Fine. But then what? Send for Bruce?
The fantasy is that there is anything beyond civil defense that can be done in case of a major impact event. Given enough warning it might be possible to get a few folks out of the way, or in bunkers. But I wouldn't bet my life on anyones ability to turn a major impactor aside.
Take a look at images of comets SW3 or Linear. Both are common, heavily fragmented comets in short period, Earth-crossing orbits. Yet all of our impact research on mitigation strategies is based on the naive assumption that any major impact event we have to face will be the result of a single, solid, body.
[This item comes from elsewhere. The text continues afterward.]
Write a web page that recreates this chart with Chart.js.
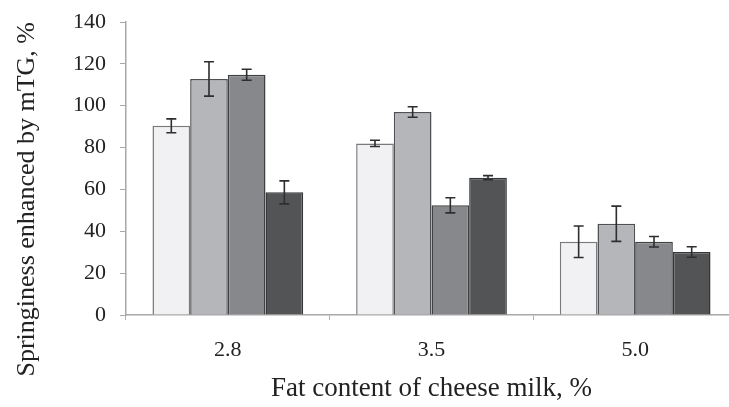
<!DOCTYPE html>
<html lang="en">
<head>
    <meta charset="UTF-8">
    <title>Springiness enhanced by mTG</title>
    <style>
        html, body { margin: 0; padding: 0; overflow: hidden; background: #fff; }
        #wrap { width: 740px; height: 407px; }
    </style>
    <script src="https://cdn.jsdelivr.net/npm/chart.js"></script>
</head>
<body>
    <div id="wrap"><canvas id="myChart"></canvas></div>
    <script>
        // categories (fat content of cheese milk)
        const categories = ['2.8', '3.5', '5.0'];

        // bar heights, one array per series
        const series1 = [90.4, 82.0, 35.0];
        const series2 = [112.8, 97.0, 43.6];
        const series3 = [114.8, 52.4, 35.0];
        const series4 = [58.6, 65.6, 30.1];

        // error bar half-widths
        const err1 = [3.3, 1.5, 7.5];
        const err2 = [8.2, 2.5, 8.4];
        const err3 = [2.6, 3.6, 2.5];
        const err4 = [5.5, 1.0, 2.5];

        const yTicks = [0, 20, 40, 60, 80, 100, 120, 140];

        const serif = "'Liberation Serif', 'Times New Roman', serif";

        const errorBars = {
            id: 'errorBars',
            afterDatasetsDraw(chart) {
                const ctx = chart.ctx;
                const y = chart.scales.y;
                ctx.save();
                ctx.strokeStyle = '#2e2e2e';
                ctx.lineWidth = 1.6;
                chart.data.datasets.forEach((ds, i) => {
                    const meta = chart.getDatasetMeta(i);
                    meta.data.forEach((bar, j) => {
                        const v = ds.data[j];
                        const e = ds.errors[j];
                        const top = y.getPixelForValue(v + e);
                        const bot = y.getPixelForValue(v - e);
                        const cap = 5;
                        ctx.beginPath();
                        ctx.moveTo(bar.x, top);
                        ctx.lineTo(bar.x, bot);
                        ctx.moveTo(bar.x - cap, top);
                        ctx.lineTo(bar.x + cap, top);
                        ctx.moveTo(bar.x - cap, bot);
                        ctx.lineTo(bar.x + cap, bot);
                        ctx.stroke();
                    });
                });
                ctx.restore();
            }
        };

        function makeSet(label, data, errors, fill, border) {
            return {
                label: label,
                data: data,
                errors: errors,
                backgroundColor: fill,
                borderColor: border,
                borderWidth: 1.5,
                barPercentage: 1.0,
                categoryPercentage: 0.74
            };
        }

        const ctx = document.getElementById('myChart').getContext('2d');
        new Chart(ctx, {
            type: 'bar',
            data: {
                labels: categories,
                datasets: [
                    makeSet('Series 1', series1, err1, '#f1f1f3', '#7a7a7c'),
                    makeSet('Series 2', series2, err2, '#b5b6b9', '#4f5052'),
                    makeSet('Series 3', series3, err3, '#86888b', '#404143'),
                    makeSet('Series 4', series4, err4, '#525456', '#353637')
                ]
            },
            plugins: [errorBars],
            options: {
                responsive: true,
                maintainAspectRatio: false,
                animation: false,
                layout: { padding: { top: 22, right: 3, bottom: 0, left: 0 } },
                plugins: {
                    legend: { display: false },
                    tooltip: { enabled: false }
                },
                scales: {
                    x: {
                        afterFit: s => { s.height = 92; },
                        grid: { drawOnChartArea: false, drawTicks: true, tickLength: 5, color: '#b0b0b0' },
                        border: { color: '#a8a8a8', width: 1.5 },
                        ticks: {
                            padding: 17,
                            color: '#222',
                            font: { family: serif, size: 22 }
                        },
                        title: {
                            display: true,
                            text: 'Fat content of cheese milk, %',
                            color: '#222',
                            font: { family: serif, size: 27 },
                            padding: { top: 0, bottom: 2 }
                        }
                    },
                    y: {
                        min: 0,
                        max: 140,
                        afterFit: s => { s.width = 126; s.paddingTop = 0; s.paddingBottom = 0; },
                        afterBuildTicks: s => { s.ticks = yTicks.map(v => ({ value: v })); },
                        grid: { drawOnChartArea: false, drawTicks: true, tickLength: 6, color: '#a8a8a8' },
                        border: { color: '#a8a8a8', width: 1.5 },
                        ticks: {
                            padding: 14,
                            color: '#222',
                            font: { family: serif, size: 22 }
                        },
                        title: {
                            display: true,
                            align: 'end',
                            text: 'Springiness enhanced by mTG, %',
                            color: '#222',
                            font: { family: serif, size: 26 },
                            padding: { top: 12, bottom: 0 }
                        }
                    }
                }
            }
        });
    </script>
</body>
</html>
If a cloud of debris, or a cluster of comet fragments, such as that were to hit soon after the kind of total breakup both of those objects underwent (And it’s only a matter of time before one does) the consequences will bare no resemblance whatsoever to anything anyone has imagined.
The reason that Craters are so rare on Earth is not because extinction level impact events are rare. It is because most extinction level events consist of clouds of cometary debris; not lone solid objects. So you get something like ten thousand Tunguska class airbursts in just a few seconds. These events don’t make craters. That’s not to say that there is no planetary scarring involved. It’s just that instead of getting smashed into a nice round crater, the ground gets flash melted, ablated, and blown away like butter under a blowtorch.
Expect it to come in at about 30 kilometers per second. Only the first fragments on the leading edged of the cluster will fall into cold atmosphere. The rest will be falling into the already superheated impact plumes of those that went before. And they’ll just crank up the heat, and pressure.
You’ve read that “The meek shall inherit the Earth”, right? Well the only ones in the impact zones who will survive a multiple fragment airburst event like that will be the folks hiding deep underground in caves, or bunkers. If you are on the surface, and close enough to see it, the radiant energy of a multiple airburst event will be so intense that you will probably be vaporized before the image registers in your consciousness.
The only thing unusual about the Tunguska event of 1908 was that it was a lone fragment. And at only 50 megatons of destructive force, it was such a puny little thing.